Nissan Motor Co. spokesman Nicholas Maxfield did not offer any other details. Munoz is among several executives media have speculated could be a possible successor to Ghosn. Ghosn, a revered figure in the global auto industry, led Nissan for two decades after being sent in by Renault in 1999 when Nissan was near bankruptcy. Renault owns 43 percent of Nissan.
Ghosn was arrested Nov. 19 and has been charged with falsifying financial reports in underreporting his income. He has said repeatedly he is innocent, including on the latest allegation that he had Nissan temporarily shoulder investment losses. The income was never decided on, and Nissan did not suffer the losses, according to sources close to Ghosn and his family.

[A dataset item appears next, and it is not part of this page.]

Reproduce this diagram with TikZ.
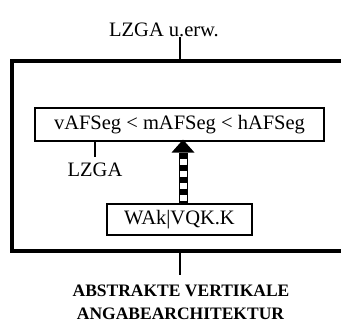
\documentclass[tikz,border=0pt]{standalone}
\usepackage{fontspec}
\setmainfont{Liberation Serif}
\begin{document}
\begin{tikzpicture}[x=1pt,y=-1pt,
  reg/.style={font=\fontsize{20.5}{24}\selectfont},
  bld/.style={font=\fontsize{17.5}{21}\selectfont\bfseries},
  boxed/.style={draw, line width=1.2pt, inner sep=0pt, reg},
  thin/.style={line width=1.2pt}]
\useasboundingbox (0,0) rectangle (341,322);
\node[draw, line width=4pt, minimum width=336pt, minimum height=190pt, inner sep=0pt] (outer) at (180,155.5) {};
\node[reg, anchor=base, inner sep=0pt] (top) at (164,36) {LZGA u.erw.};
\coordinate (ctop) at (180,37);
\draw[thin] (ctop) -- (outer.north);
\node[boxed, minimum width=289pt, minimum height=33pt] (seg) at (179.5,124.5) {vAFSeg < mAFSeg < hAFSeg};
\node[reg, anchor=base, inner sep=5pt] (lzga) at (95,176) {LZGA};
\draw[thin] (seg.south -| lzga) -- (lzga.north);
\node[boxed, minimum width=145pt, minimum height=31pt] (wak) at (179.5,219.5) {WAk|VQK.K};
% arrow
\fill ([xshift=3.5pt,yshift=2pt]seg.south) -- ++(-11.5,13) -- ++(23,0) -- cycle;
\draw[line width=9pt] ([xshift=3.5pt]wak.north) -- ([xshift=3.5pt,yshift=-11pt]seg.south);
\draw[line width=7pt, white] ([xshift=3.5pt]wak.north) -- ([xshift=3.5pt,yshift=-11pt]seg.south);
\draw[line width=7pt, dash pattern=on 6.5pt off 5.5pt] ([xshift=3.5pt,yshift=-11pt]seg.south) -- ([xshift=3.5pt]wak.north);
% bottom
\coordinate (cbot) at (180,275);
\draw[thin] (outer.south) -- (cbot);
\node[bld, anchor=base, inner sep=0pt] (b1) at (181,296) {ABSTRAKTE VERTIKALE};
\node[bld, anchor=base, inner sep=0pt] (b2) at (180.5,319) {ANGABEARCHITEKTUR};
\end{tikzpicture}
\end{document}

Ghosn is scheduled to face a Tokyo courtroom Tuesday, his first public appearance since his arrest, as his lawyers demand to know why his detention is continuing. His detention has been repeatedly extended and now goes through Jan. 11.
In Japan, suspects are often held for months before trial. Prosecutors consider Ghosn, a Brazilian-born Frenchman of Lebanese ancestry, a flight risk. Greg Kelly, another Nissan executive charged with collaborating on Ghosn's underreported income, was freed on bail last month. Kelly, an American, is also asserting his innocence. He has said through his lawyers he will get hospital treatment for a neck ailment.
No trial dates have been set for Ghosn or Kelly.